Post Mortem : Réda Dalil, un « Prince du journalisme »…

Par Hassan Alaoui

Nous le savions certes souffrant, et aussi avec quel courage et force, il luttait contre la maudite maladie, nous le savions tenace à l’adversité, tenant bon, luttant contre lui-même, mais nous n’imaginions nullement qu’il allait nous quitter aussitôt et si vite. Réda Dalil est décédé ! Ainsi d’une phrase lapidaire, comme un soliloque chacun de nous s’est subitement fait à cette réalité brutale, tombée sur nos têtes comme un infaillible couperet, violent et choquant…

Où sont désormais cette allure à l’élégance inouïe, le port vestimentaire distingué, la stylistique recherchée qui transpire dans les beaux textes qu’il n’a eu de cesse de nous livrer, à tous moments et en toutes circonstances, prenant avec délicatesse parti sans vraiment le prendre, ouvrant pour nous des sentiers inédits d’un journalisme que sa plume, à peine acérée parfois, mais vive et séduisante nous offrait.

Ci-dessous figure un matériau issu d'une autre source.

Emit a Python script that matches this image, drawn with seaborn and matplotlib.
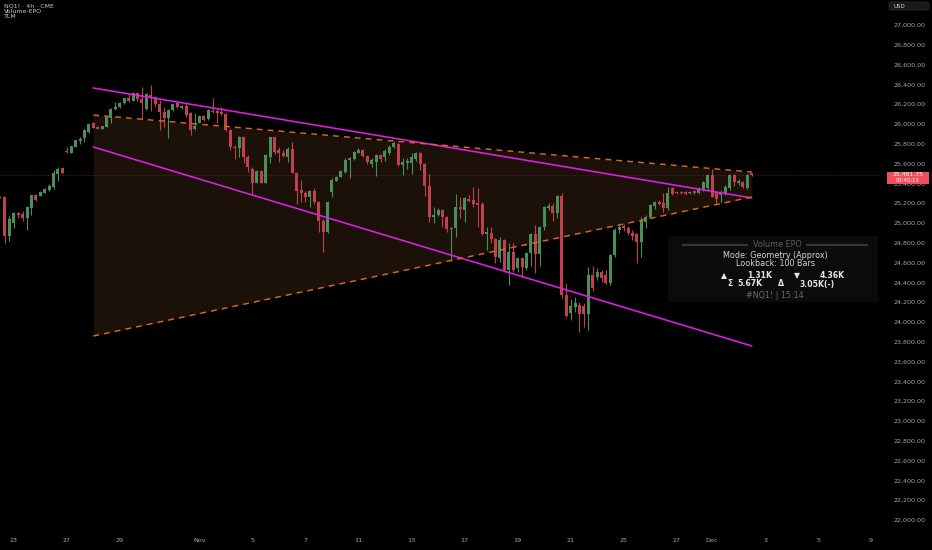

Où est cette nature douce d’un homme que j’ai connu et suivi et dont la voix – même coléreuse – ne franchissait jamais la moitié du mètre alentour, si pudique, si discret et jamais arrogant pour un sou, voluptueux propos dont la constance est une conviction chevillée au corps chez lui, que la vérité n’est jamais unilatérale et le monde est fait de nuances. Notamment dans ce domaine si périlleux qui est le nôtre, celui de la presse.

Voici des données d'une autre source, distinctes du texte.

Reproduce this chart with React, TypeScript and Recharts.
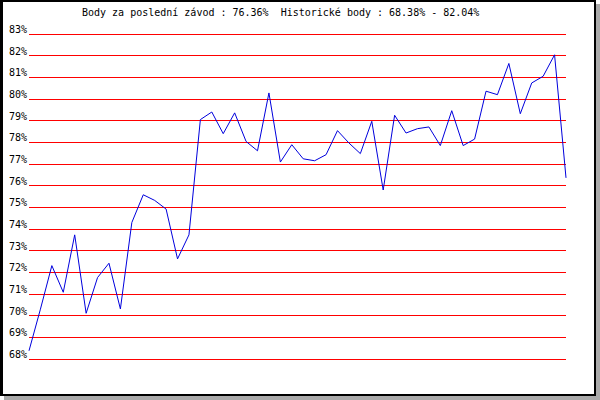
import { LineChart, Line, XAxis, YAxis, CartesianGrid } from 'recharts';

const TITLE = 'Body za poslední závod : 76.36%  Historické body : 68.38% - 82.04%';

// one score per race, oldest first
const scores = [
  68.38, 70.3, 72.31, 71.08, 73.73, 70.11, 71.76, 72.42, 70.31, 74.3,
  75.58, 75.32, 74.92, 72.62, 73.73, 79.05, 79.4, 78.4, 79.36, 78.04,
  77.61, 80.28, 77.09, 77.89, 77.24, 77.15, 77.43, 78.54, 77.97, 77.48,
  78.97, 75.8, 79.25, 78.43, 78.63, 78.71, 77.85, 79.46, 77.85, 78.15,
  80.36, 80.2, 81.64, 79.32, 80.74, 81.05, 82.04, 76.36,
];

const yTicks = [68, 69, 70, 71, 72, 73, 74, 75, 76, 77, 78, 79, 80, 81, 82, 83];

const MONO = '"DejaVu Sans Mono", monospace';

function PercentTick(props: any) {
  const { y, payload } = props;
  return (
    <text x={27} y={y - 1} textAnchor="end" fontSize={10} fontFamily={MONO} fill="#000">
      {`${payload.value}%`}
    </text>
  );
}

export default function App() {
  const data = scores.map((score, idx) => ({ idx, score }));

  return (
    <div style={{ position: 'absolute', left: 0, top: 0, width: 600, height: 400, background: '#fff' }}>
      <div
        style={{
          position: 'absolute',
          left: 0,
          top: 0,
          width: 591,
          height: 392,
          borderStyle: 'solid',
          borderColor: '#000',
          borderWidth: '2px 2px 2px 3px',
          boxShadow: '4px 4px 0 #aaaaaa',
          background: '#fff',
        }}
      />
      <div
        style={{
          position: 'absolute',
          left: 82,
          top: 7,
          fontFamily: MONO,
          fontSize: 10,
          lineHeight: '12px',
          whiteSpace: 'pre',
          color: '#000',
        }}
      >
        {TITLE}
      </div>
      <div style={{ position: 'absolute', left: 0, top: 0 }}>
        <LineChart width={600} height={400} data={data} margin={{ top: 34, right: 34, bottom: 41, left: 0 }}>
          <CartesianGrid vertical={false} stroke="#ff0000" strokeWidth={1} shapeRendering="crispEdges" />
          <XAxis dataKey="idx" type="number" domain={[0, scores.length - 1]} hide />
          <YAxis
            width={29}
            domain={[68, 83]}
            ticks={yTicks}
            interval={0}
            axisLine={false}
            tickLine={false}
            tick={<PercentTick />}
          />
          <Line
            type="linear"
            dataKey="score"
            stroke="#0000dd"
            strokeWidth={1}
            dot={false}
            isAnimationActive={false}
          />
        </LineChart>
      </div>
    </div>
  );
}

Où est encore et que nous resterait-il de ce personnage balzacien si brillant qui incarnait la vertu de notre métier et à l’inverse, l’opposé d’un journalisme couché. Ne cédant qu’à ses convictions chevillées au corps et à sa propre conscience jetée sur les pavés de l’impossible et inaccessible vérité. A la fois éclaireur et acteur, dans la mêlée certes, mais sur les hauteurs d’un théâtre avec parfois un ostentatoire esprit critique, tout en douce vigilance. Réda – je le lui ai dit d’ailleurs – me rappelle Albert Londres, ce monument du journalisme qui avait inventé cette formule si célèbre que nous placions volontiers sur les fonts baptismaux de notre exercice quotidien : « Notre métier n’est pas de faire plaisir, non plus de faire du tort, il est de porter la plume dans la plaie en mettant dans la balance son crédit, son honneur, sa vie » ! Comme l’apophtegme final, cette phrase ne laissera jamais de nous surprendre, de nous réveiller et Réda Dalil l’a faite sienne en vérité. Le directeur de publication de « Tel Quel » en a probablement usé, mais jamais avec le penchant abusé du destructeur ou du contempteur en quête de nombrilisme. Il était par trop consciencieux des enjeux, quand bien même la tentation de l’audace voire de la provocation le chatouillait un tant soit peu.

Les jeunes journalistes tentés par l’expérience de ce « fichu » métier en prendraient de la graine et d’abord la discipline quotidienne, l’implacable rigueur, la redoutable déontologie qui , comme l’épée de Damoclès, nous pend au nez, pour nous rappeler que le journalisme qui est la vie – comme disait un certain Jacques Fauvet – c’est le respect des autres, l’impératif de penser contre soi, l’irrépressible règle de l’humilité et l’objectivité n’existe pas, mais seulement un effort vers l’honnêteté .

La présence de Réda Dalil à « Tel Quel » aura été néanmoins marquante, tant et si bien que cette revue en restera quelque peu orpheline, mais son ombre y demeurera comme un phare, une sorte de sémaphore.

L’équipe de « Maroc diplomatique » présente ses condoléances attristées à Si Abdelkader Dalil, son père ainsi qu’à toute la famille.